(WHAT YOU WILL DO): Extract the whole listing as it stands. Do not include the pictures.

(DATA SHOWN):
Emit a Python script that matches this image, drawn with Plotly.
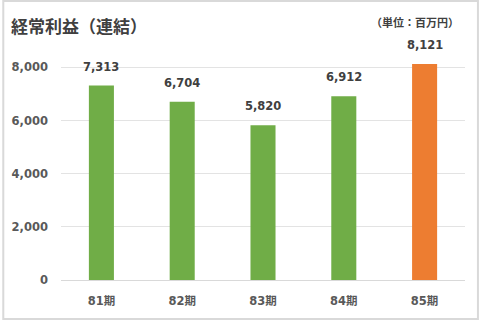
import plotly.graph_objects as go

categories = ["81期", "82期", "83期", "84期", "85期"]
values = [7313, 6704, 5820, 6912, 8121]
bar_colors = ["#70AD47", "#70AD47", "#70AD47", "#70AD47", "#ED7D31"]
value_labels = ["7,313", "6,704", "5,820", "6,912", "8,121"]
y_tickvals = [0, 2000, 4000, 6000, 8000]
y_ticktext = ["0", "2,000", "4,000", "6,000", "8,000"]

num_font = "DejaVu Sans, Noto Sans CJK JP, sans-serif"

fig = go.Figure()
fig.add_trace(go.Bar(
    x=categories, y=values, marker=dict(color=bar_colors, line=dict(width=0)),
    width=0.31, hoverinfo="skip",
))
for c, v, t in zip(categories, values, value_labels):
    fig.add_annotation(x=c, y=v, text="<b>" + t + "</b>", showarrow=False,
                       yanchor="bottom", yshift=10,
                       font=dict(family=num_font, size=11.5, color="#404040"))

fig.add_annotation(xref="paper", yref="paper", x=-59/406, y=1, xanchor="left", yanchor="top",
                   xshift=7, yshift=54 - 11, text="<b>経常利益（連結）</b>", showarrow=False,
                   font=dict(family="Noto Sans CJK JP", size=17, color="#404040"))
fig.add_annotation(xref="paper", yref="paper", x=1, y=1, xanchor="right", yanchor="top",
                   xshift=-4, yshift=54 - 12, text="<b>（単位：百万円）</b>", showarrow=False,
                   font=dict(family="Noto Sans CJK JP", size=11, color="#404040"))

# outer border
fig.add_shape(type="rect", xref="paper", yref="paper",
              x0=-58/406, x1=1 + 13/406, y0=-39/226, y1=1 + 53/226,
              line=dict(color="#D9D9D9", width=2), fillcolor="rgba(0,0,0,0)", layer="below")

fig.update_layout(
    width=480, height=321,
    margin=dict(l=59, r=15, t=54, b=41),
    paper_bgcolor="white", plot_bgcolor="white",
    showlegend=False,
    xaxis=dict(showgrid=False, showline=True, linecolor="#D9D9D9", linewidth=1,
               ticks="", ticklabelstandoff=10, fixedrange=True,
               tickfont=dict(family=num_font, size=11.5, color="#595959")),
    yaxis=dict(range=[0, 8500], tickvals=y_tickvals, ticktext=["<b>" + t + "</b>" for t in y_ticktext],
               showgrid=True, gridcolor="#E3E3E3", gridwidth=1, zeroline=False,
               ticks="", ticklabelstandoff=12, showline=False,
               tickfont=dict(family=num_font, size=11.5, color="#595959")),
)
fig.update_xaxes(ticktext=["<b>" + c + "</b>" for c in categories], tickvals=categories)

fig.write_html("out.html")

(EXPECTED OUTPUT):
Emit a Python script that matches this image, drawn with Plotly.
import plotly.graph_objects as go

categories = ["81期", "82期", "83期", "84期", "85期"]
values = [7313, 6704, 5820, 6912, 8121]
bar_colors = ["#70AD47", "#70AD47", "#70AD47", "#70AD47", "#ED7D31"]
value_labels = ["7,313", "6,704", "5,820", "6,912", "8,121"]
y_tickvals = [0, 2000, 4000, 6000, 8000]
y_ticktext = ["0", "2,000", "4,000", "6,000", "8,000"]

num_font = "DejaVu Sans, Noto Sans CJK JP, sans-serif"

fig = go.Figure()
fig.add_trace(go.Bar(
    x=categories, y=values, marker=dict(color=bar_colors, line=dict(width=0)),
    width=0.31, hoverinfo="skip",
))
for c, v, t in zip(categories, values, value_labels):
    fig.add_annotation(x=c, y=v, text="<b>" + t + "</b>", showarrow=False,
                       yanchor="bottom", yshift=10,
                       font=dict(family=num_font, size=11.5, color="#404040"))

fig.add_annotation(xref="paper", yref="paper", x=-59/406, y=1, xanchor="left", yanchor="top",
                   xshift=7, yshift=54 - 11, text="<b>経常利益（連結）</b>", showarrow=False,
                   font=dict(family="Noto Sans CJK JP", size=17, color="#404040"))
fig.add_annotation(xref="paper", yref="paper", x=1, y=1, xanchor="right", yanchor="top",
                   xshift=-4, yshift=54 - 12, text="<b>（単位：百万円）</b>", showarrow=False,
                   font=dict(family="Noto Sans CJK JP", size=11, color="#404040"))

# outer border
fig.add_shape(type="rect", xref="paper", yref="paper",
              x0=-58/406, x1=1 + 13/406, y0=-39/226, y1=1 + 53/226,
              line=dict(color="#D9D9D9", width=2), fillcolor="rgba(0,0,0,0)", layer="below")

fig.update_layout(
    width=480, height=321,
    margin=dict(l=59, r=15, t=54, b=41),
    paper_bgcolor="white", plot_bgcolor="white",
    showlegend=False,
    xaxis=dict(showgrid=False, showline=True, linecolor="#D9D9D9", linewidth=1,
               ticks="", ticklabelstandoff=10, fixedrange=True,
               tickfont=dict(family=num_font, size=11.5, color="#595959")),
    yaxis=dict(range=[0, 8500], tickvals=y_tickvals, ticktext=["<b>" + t + "</b>" for t in y_ticktext],
               showgrid=True, gridcolor="#E3E3E3", gridwidth=1, zeroline=False,
               ticks="", ticklabelstandoff=12, showline=False,
               tickfont=dict(family=num_font, size=11.5, color="#595959")),
)
fig.update_xaxes(ticktext=["<b>" + c + "</b>" for c in categories], tickvals=categories)

fig.write_html("out.html")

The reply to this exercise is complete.